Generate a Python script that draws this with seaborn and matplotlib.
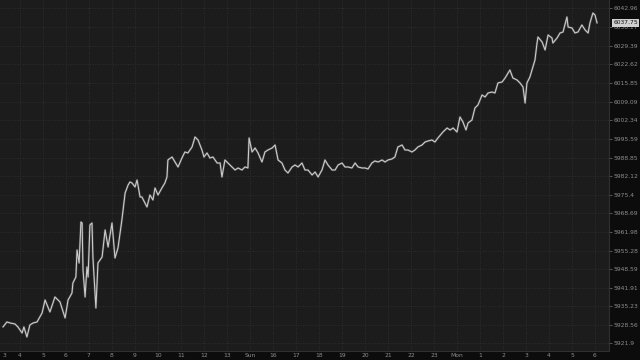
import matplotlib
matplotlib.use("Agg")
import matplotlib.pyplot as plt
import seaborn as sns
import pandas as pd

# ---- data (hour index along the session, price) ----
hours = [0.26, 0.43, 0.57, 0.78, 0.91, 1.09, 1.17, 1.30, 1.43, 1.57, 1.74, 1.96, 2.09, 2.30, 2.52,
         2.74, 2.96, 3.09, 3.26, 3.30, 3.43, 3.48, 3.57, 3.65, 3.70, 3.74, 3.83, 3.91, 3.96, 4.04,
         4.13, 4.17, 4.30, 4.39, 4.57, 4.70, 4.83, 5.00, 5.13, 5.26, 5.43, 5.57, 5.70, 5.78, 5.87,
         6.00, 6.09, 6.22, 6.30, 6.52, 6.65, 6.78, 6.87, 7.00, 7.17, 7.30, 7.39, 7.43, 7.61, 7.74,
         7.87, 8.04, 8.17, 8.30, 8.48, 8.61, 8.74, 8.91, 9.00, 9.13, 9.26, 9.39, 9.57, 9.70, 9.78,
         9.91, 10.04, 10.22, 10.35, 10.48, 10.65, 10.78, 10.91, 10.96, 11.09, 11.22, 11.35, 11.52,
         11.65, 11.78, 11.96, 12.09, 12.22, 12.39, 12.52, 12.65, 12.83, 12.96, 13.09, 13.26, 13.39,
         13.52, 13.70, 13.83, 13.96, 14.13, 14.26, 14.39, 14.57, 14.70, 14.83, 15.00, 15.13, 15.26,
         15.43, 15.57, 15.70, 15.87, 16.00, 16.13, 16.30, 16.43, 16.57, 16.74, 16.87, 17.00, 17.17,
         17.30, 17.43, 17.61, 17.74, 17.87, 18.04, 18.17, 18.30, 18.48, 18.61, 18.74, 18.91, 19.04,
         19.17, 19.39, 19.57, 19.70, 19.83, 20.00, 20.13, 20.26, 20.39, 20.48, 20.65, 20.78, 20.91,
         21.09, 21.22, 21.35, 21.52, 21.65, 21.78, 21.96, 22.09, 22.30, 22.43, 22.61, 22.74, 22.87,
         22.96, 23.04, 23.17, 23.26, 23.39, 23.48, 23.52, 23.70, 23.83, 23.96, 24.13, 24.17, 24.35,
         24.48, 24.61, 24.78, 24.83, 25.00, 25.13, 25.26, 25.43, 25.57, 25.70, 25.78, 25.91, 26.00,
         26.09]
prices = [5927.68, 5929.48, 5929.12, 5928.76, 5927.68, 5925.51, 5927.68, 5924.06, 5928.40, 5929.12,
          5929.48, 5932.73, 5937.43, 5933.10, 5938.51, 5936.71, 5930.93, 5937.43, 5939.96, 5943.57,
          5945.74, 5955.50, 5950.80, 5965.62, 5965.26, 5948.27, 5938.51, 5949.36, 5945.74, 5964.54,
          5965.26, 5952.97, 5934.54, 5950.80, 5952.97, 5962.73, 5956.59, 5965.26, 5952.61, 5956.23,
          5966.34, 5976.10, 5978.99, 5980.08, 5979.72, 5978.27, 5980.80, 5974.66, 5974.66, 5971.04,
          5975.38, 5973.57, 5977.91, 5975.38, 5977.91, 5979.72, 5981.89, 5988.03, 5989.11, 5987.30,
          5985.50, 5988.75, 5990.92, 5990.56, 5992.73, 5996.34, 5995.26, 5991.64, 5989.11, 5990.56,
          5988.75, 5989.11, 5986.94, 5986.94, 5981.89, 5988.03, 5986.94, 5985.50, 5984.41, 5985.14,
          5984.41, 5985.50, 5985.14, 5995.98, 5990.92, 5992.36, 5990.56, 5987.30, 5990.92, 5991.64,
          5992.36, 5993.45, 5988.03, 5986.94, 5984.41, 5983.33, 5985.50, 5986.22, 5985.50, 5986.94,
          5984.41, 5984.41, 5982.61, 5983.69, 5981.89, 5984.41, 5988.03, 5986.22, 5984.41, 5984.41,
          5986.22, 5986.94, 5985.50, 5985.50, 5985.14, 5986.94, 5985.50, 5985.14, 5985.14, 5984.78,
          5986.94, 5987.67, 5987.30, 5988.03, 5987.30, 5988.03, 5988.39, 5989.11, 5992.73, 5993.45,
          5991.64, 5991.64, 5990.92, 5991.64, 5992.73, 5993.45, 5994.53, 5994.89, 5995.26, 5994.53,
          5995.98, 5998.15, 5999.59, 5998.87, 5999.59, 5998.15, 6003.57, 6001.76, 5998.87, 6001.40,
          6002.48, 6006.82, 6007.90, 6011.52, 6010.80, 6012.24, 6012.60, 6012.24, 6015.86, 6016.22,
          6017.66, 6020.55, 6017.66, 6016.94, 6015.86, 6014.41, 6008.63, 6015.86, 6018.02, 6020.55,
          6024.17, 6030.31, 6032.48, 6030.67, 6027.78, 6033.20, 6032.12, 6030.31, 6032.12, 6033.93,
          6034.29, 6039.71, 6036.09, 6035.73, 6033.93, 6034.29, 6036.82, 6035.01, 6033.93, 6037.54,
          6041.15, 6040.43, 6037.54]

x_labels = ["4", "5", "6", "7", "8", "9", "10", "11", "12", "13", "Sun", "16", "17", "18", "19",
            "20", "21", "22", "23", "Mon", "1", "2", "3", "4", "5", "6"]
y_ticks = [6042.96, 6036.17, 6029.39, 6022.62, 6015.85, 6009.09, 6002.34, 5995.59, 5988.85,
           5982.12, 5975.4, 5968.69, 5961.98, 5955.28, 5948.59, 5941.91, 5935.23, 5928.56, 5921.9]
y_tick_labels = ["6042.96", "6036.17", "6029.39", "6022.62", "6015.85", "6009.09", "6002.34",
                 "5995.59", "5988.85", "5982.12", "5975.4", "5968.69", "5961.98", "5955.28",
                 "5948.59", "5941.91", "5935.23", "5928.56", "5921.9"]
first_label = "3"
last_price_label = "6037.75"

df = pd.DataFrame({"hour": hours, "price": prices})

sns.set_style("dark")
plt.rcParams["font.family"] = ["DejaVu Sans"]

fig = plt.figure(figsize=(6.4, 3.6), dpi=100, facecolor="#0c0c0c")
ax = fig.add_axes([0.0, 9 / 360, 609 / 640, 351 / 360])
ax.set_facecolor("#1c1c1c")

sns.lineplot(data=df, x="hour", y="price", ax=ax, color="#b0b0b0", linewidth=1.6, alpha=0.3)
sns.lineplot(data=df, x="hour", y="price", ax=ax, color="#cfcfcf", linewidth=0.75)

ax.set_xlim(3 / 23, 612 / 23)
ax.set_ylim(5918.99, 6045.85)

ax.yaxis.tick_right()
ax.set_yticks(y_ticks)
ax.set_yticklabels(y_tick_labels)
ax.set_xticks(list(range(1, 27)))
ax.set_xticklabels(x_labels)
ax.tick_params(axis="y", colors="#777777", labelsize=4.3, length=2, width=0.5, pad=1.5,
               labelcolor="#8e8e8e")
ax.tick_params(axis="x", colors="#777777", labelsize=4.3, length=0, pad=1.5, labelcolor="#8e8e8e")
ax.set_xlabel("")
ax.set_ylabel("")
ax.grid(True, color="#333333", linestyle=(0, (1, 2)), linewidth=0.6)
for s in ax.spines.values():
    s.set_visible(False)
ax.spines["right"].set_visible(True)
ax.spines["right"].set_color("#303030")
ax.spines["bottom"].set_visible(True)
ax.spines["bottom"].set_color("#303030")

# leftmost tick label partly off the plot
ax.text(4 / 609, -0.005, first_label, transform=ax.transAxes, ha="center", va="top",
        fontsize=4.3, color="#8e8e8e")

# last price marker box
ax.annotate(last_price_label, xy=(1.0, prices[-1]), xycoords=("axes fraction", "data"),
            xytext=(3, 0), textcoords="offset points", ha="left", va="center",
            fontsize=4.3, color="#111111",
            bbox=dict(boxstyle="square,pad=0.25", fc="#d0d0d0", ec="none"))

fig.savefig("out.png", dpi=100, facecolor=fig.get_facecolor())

§ **WHAT THIS TASK INVOLVES**:
Give again, word for word, every line from the top of the data above to the line holding "import pandas as pd", inclusive, with the pictures left out.

§ **FINISHED TASK**:
Generate a Python script that draws this with seaborn and matplotlib.
import matplotlib
matplotlib.use("Agg")
import matplotlib.pyplot as plt
import seaborn as sns
import pandas as pd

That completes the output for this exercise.